Acoustemology, Prof. Steven Feld, University of New Mexico
Steven Feld introduced the concept of acoustemology in the early 1990s, conjoining »acoustic« and »epistemology« in order to pursue the social study of sound as a way of knowing and being in the world. In doing so, Steven Feld provided a new and extended vocabulary for the discussion of music and sound on which anthropologists, ethnomusicologists, and others increasingly draw. In a series of three lectures, held on three subsequent days, Steven Feld presented the current state of his thinking.
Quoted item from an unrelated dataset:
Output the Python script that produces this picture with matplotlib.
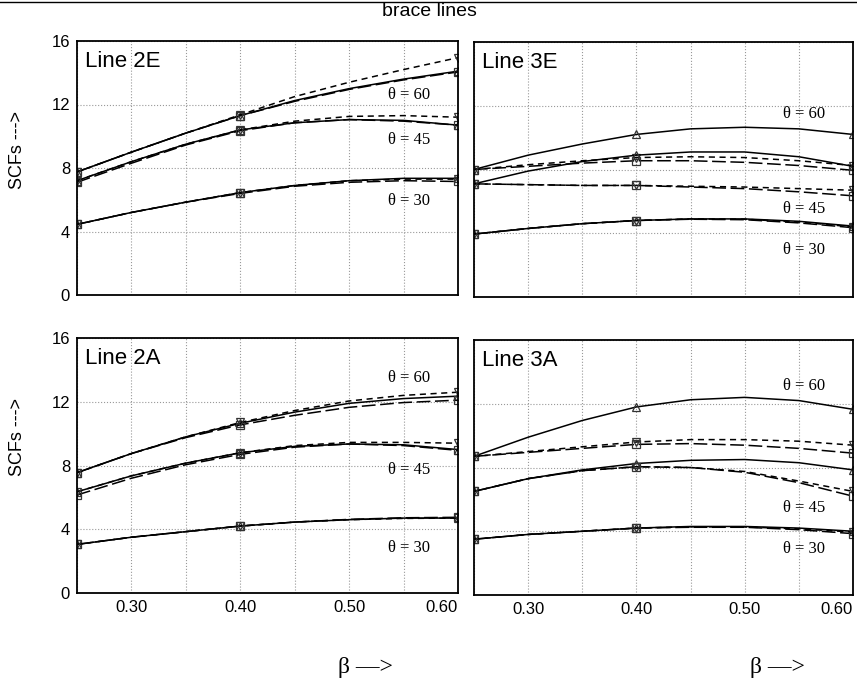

He relates acoustemology to ongoing theoretical debates on globalization, neoliberal capitalism, environmental change and human-nonhuman-interactions, and thereby showed ways in which acoustemological approaches may contribute to better understand some of the most pressing questions of our times.
The “Master”
Steven Feld is Senior Scholar at the School for Advanced Research in Santa Fe, New Mexico. An anthropologist, filmmaker, musician, and sound artist, he is also Distinguished Professor of Anthropology Emeritus at the University of New Mexico. His publications include the book Sound and Sentiment: Birds, Weeping, Poetics, and Song in Kaluli Expression and related CD and film Voices of the Rainforest; Jazz Cosmopolitanism in Accra with related five film and 10 CD series; and articles including On Post-Ethnomusicology Alternatives: Acoustemology in F. Giannattasio & G. Guiriati, Ethnomusicology or Transcultural Musicology?; Doing Anthropology in Sound (with Don Brenneis), in American Ethnologist; and Waterfalls of Song: An acoustemology of place resounding in Bosavi, in S. Feld & K. Basso, Sense of Place.